▶ [TASK] Working from the data below, reproduce exactly the lines starting at the one that holds "Emit a Python" and ending at the one that holds "GRAY = '#B9B9B9'". Pictures are excluded.

▶ [DATA]

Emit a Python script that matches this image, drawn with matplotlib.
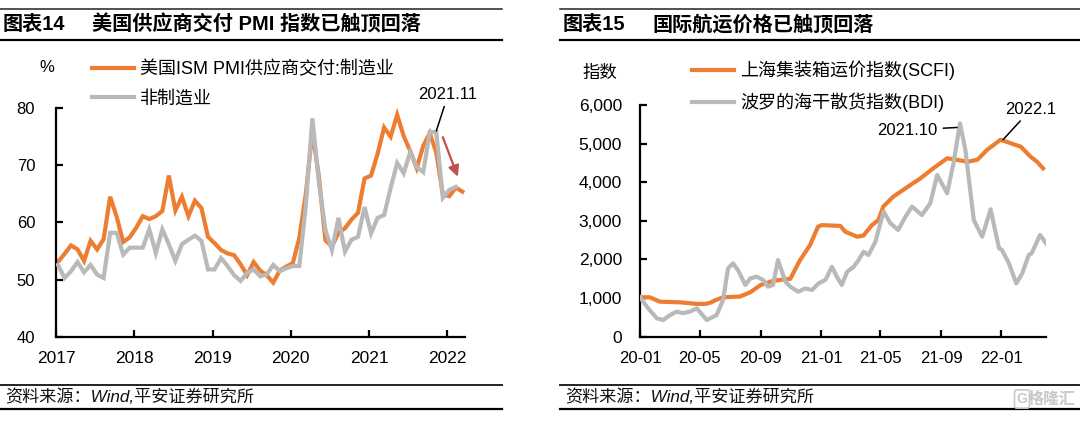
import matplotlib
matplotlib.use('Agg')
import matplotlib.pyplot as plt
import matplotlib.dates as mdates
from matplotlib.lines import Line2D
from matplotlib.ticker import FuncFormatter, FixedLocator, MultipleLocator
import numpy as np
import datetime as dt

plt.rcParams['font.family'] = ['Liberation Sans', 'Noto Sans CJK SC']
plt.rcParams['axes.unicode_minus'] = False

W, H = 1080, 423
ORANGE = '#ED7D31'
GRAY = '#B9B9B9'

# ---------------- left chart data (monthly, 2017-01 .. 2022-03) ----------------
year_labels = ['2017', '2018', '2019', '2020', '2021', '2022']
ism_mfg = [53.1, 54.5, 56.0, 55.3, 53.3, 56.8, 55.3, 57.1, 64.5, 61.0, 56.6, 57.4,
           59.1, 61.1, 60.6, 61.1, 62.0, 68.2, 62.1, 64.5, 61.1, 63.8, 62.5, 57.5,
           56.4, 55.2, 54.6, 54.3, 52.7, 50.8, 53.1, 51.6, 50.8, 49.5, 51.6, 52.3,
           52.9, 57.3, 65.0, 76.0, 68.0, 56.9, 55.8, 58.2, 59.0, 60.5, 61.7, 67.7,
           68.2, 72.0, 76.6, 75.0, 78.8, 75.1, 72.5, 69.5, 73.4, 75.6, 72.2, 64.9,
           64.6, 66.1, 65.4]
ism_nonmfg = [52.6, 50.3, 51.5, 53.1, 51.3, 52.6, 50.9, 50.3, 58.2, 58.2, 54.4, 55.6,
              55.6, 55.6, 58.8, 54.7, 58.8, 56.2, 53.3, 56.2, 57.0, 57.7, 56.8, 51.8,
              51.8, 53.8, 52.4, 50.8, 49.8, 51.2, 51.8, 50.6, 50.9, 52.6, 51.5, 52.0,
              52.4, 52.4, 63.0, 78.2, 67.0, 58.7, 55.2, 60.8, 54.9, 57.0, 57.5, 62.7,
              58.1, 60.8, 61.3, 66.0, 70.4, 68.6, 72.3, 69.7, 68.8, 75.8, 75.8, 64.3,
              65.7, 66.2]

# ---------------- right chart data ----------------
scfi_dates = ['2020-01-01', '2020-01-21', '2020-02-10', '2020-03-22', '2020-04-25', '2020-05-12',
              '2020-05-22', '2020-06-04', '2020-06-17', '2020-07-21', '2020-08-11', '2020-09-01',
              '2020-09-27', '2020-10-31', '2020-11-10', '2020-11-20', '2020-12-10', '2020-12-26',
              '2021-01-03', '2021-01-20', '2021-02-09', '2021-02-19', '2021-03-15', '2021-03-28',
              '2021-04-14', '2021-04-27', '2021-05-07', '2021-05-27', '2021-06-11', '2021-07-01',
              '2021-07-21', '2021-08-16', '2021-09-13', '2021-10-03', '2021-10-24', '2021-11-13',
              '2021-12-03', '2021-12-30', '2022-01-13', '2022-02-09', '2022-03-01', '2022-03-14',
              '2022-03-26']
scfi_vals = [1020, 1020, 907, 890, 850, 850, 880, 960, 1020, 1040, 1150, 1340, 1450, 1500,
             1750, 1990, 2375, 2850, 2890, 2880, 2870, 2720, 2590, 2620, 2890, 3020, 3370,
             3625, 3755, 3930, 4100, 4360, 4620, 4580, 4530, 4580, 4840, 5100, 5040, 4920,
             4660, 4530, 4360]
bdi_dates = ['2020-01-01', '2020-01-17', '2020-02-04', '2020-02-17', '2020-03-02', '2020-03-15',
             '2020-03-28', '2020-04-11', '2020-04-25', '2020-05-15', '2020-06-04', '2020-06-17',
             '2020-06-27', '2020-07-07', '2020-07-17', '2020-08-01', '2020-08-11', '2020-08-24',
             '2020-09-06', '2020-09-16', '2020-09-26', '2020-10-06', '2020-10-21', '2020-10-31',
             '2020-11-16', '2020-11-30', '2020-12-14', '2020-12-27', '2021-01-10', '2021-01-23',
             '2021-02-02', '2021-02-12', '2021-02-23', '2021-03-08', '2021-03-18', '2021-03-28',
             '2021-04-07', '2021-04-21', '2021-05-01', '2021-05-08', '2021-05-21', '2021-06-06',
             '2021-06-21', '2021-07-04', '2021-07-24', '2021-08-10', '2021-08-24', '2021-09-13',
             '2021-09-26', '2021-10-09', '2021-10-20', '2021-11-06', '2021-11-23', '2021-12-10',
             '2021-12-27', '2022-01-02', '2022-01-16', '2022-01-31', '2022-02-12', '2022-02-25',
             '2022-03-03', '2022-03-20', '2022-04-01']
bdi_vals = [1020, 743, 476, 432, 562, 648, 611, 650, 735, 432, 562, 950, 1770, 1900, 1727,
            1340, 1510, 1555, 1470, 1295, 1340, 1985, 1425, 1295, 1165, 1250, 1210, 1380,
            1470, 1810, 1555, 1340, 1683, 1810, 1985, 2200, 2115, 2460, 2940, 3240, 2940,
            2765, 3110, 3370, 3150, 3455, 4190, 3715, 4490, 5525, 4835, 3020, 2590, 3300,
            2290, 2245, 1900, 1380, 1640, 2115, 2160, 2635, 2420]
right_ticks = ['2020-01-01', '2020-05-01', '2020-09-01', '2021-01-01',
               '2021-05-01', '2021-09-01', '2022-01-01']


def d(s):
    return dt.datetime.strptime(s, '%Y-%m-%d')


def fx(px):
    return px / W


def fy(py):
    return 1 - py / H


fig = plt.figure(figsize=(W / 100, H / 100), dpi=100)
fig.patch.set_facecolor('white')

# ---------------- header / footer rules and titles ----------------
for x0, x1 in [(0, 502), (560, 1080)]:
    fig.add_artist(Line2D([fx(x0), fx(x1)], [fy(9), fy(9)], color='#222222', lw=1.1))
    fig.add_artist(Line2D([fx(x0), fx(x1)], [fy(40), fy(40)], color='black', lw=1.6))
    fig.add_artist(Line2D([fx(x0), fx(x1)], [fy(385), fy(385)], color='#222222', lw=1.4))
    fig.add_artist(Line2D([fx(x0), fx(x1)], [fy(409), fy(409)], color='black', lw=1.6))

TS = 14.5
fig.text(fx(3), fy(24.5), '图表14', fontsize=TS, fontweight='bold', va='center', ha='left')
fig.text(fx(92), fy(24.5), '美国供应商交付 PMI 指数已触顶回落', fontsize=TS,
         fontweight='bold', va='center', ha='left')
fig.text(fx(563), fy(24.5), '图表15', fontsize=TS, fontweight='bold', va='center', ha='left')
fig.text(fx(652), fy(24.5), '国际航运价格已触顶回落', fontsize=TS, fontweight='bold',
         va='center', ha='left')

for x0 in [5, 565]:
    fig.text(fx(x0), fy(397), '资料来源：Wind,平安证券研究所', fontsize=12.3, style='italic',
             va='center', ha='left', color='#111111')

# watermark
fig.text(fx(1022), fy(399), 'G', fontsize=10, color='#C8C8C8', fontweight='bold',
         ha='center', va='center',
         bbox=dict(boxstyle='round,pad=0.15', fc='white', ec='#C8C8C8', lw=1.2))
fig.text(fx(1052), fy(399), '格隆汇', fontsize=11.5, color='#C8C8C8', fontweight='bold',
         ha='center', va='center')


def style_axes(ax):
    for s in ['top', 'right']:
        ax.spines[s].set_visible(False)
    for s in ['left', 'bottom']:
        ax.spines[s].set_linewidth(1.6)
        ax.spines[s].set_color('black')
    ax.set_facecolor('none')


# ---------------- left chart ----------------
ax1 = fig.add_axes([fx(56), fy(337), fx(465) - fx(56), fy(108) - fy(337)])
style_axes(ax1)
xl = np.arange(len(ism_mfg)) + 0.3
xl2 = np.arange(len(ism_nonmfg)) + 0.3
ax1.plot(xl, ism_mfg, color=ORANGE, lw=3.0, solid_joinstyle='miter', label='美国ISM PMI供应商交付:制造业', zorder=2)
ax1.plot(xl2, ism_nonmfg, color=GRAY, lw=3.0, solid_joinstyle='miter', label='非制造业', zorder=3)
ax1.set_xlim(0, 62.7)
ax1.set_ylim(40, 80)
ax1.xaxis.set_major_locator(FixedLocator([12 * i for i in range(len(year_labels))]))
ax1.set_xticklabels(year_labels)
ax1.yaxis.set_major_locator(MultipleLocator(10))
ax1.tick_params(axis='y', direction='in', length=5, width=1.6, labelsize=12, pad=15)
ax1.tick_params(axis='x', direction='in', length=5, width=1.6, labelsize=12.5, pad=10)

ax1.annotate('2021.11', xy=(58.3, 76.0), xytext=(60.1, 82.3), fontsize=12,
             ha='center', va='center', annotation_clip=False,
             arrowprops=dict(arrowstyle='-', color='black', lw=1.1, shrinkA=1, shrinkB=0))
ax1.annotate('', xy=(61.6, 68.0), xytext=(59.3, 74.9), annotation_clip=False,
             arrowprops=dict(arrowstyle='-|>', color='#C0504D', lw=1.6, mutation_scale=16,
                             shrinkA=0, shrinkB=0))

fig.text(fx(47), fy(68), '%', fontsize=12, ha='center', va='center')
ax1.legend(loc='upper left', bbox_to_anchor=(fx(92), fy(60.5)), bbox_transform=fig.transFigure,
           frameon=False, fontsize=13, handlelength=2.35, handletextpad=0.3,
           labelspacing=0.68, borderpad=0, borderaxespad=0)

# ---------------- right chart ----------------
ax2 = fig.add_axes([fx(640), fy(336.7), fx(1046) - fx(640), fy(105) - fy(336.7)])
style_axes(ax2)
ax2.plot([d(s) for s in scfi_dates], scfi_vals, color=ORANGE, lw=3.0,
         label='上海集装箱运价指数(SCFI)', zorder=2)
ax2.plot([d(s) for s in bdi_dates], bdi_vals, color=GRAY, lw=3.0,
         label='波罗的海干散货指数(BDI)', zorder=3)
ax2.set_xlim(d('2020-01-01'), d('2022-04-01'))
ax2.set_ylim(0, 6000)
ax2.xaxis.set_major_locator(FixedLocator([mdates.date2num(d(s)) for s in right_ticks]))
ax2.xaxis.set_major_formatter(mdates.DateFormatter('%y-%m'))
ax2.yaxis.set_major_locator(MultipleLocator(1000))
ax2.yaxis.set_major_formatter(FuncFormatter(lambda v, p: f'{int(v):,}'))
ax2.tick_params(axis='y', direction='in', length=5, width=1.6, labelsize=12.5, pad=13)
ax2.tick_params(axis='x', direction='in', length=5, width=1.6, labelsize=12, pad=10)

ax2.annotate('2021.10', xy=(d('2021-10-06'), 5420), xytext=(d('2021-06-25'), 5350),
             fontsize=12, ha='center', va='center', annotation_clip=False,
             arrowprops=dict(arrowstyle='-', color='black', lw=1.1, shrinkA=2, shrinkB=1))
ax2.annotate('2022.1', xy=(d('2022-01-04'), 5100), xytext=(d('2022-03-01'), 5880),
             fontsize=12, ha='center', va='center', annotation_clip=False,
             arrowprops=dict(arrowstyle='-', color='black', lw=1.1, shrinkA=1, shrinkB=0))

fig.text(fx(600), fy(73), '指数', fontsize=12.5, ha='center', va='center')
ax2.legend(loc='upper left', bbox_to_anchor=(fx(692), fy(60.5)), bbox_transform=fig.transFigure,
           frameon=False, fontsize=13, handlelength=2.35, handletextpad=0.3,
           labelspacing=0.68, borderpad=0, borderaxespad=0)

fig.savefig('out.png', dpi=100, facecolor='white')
---
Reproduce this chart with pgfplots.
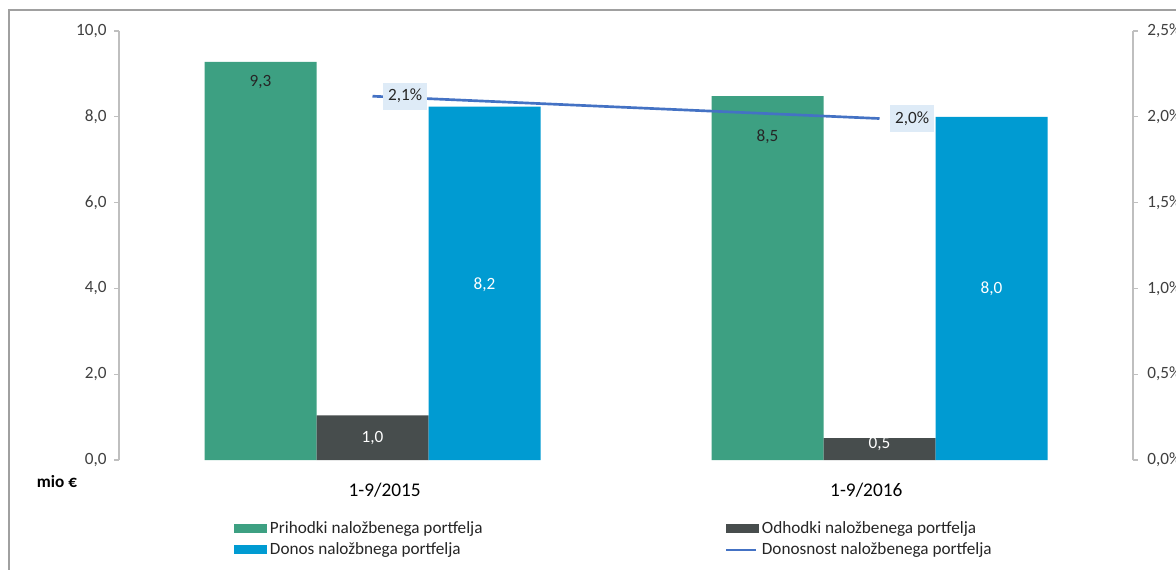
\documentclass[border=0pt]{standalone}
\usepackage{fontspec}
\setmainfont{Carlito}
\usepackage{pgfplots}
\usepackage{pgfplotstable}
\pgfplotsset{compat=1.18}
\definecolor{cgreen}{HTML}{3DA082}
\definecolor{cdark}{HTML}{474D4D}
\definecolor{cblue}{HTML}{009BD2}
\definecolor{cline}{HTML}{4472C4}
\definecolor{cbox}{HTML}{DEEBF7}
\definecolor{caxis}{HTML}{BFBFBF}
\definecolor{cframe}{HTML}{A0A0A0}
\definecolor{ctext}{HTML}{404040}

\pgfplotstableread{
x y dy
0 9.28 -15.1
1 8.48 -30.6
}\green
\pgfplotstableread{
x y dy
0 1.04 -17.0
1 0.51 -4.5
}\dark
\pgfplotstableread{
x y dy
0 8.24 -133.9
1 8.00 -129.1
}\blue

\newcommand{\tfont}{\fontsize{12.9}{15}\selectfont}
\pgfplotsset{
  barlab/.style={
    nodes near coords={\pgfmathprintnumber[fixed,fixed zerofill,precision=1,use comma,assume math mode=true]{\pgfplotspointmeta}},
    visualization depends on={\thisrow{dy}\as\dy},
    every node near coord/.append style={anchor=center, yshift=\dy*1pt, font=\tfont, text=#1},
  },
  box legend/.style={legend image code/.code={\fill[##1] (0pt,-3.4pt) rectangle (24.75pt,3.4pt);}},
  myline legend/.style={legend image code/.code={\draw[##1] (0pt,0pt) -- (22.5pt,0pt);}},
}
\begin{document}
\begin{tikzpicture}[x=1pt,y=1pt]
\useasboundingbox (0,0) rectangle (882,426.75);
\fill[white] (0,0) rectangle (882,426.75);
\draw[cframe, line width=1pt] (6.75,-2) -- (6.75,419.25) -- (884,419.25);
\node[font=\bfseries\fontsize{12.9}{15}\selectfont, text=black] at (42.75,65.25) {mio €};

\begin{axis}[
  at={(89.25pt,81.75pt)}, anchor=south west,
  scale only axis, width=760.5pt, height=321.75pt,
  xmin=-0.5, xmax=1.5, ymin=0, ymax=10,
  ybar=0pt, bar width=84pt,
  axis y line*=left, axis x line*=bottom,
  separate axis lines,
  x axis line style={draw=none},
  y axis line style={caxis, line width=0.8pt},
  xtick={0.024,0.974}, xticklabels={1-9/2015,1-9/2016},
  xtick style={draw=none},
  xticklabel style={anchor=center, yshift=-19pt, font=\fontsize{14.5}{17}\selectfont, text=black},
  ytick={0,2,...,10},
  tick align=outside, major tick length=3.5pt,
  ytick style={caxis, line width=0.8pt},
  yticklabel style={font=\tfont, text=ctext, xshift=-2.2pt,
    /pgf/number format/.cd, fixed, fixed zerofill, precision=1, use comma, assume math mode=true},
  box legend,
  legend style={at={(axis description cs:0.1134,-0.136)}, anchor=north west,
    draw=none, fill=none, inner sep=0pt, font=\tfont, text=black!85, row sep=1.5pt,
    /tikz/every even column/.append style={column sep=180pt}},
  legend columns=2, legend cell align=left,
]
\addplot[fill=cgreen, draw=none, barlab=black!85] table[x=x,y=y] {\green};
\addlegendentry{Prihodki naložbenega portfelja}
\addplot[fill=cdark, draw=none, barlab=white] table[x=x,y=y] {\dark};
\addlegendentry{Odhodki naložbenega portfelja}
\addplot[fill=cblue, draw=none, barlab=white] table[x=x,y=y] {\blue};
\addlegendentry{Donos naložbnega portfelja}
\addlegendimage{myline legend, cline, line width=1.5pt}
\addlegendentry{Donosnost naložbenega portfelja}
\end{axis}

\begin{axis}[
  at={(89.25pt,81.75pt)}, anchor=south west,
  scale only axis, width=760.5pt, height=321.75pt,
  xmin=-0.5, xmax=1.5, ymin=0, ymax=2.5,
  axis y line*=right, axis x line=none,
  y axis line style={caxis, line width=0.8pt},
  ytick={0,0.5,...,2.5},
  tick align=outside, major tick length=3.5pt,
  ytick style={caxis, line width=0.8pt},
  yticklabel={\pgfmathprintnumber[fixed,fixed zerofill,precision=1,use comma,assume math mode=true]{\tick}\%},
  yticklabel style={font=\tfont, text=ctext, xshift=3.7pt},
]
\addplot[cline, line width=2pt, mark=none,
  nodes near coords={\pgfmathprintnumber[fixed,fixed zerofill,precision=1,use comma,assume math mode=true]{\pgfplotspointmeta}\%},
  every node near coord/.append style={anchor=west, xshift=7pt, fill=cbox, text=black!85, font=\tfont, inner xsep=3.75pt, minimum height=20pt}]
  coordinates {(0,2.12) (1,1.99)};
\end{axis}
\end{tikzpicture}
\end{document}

▶ [IN RESPONSE]
Emit a Python script that matches this image, drawn with matplotlib.
import matplotlib
matplotlib.use('Agg')
import matplotlib.pyplot as plt
import matplotlib.dates as mdates
from matplotlib.lines import Line2D
from matplotlib.ticker import FuncFormatter, FixedLocator, MultipleLocator
import numpy as np
import datetime as dt

plt.rcParams['font.family'] = ['Liberation Sans', 'Noto Sans CJK SC']
plt.rcParams['axes.unicode_minus'] = False

W, H = 1080, 423
ORANGE = '#ED7D31'
GRAY = '#B9B9B9'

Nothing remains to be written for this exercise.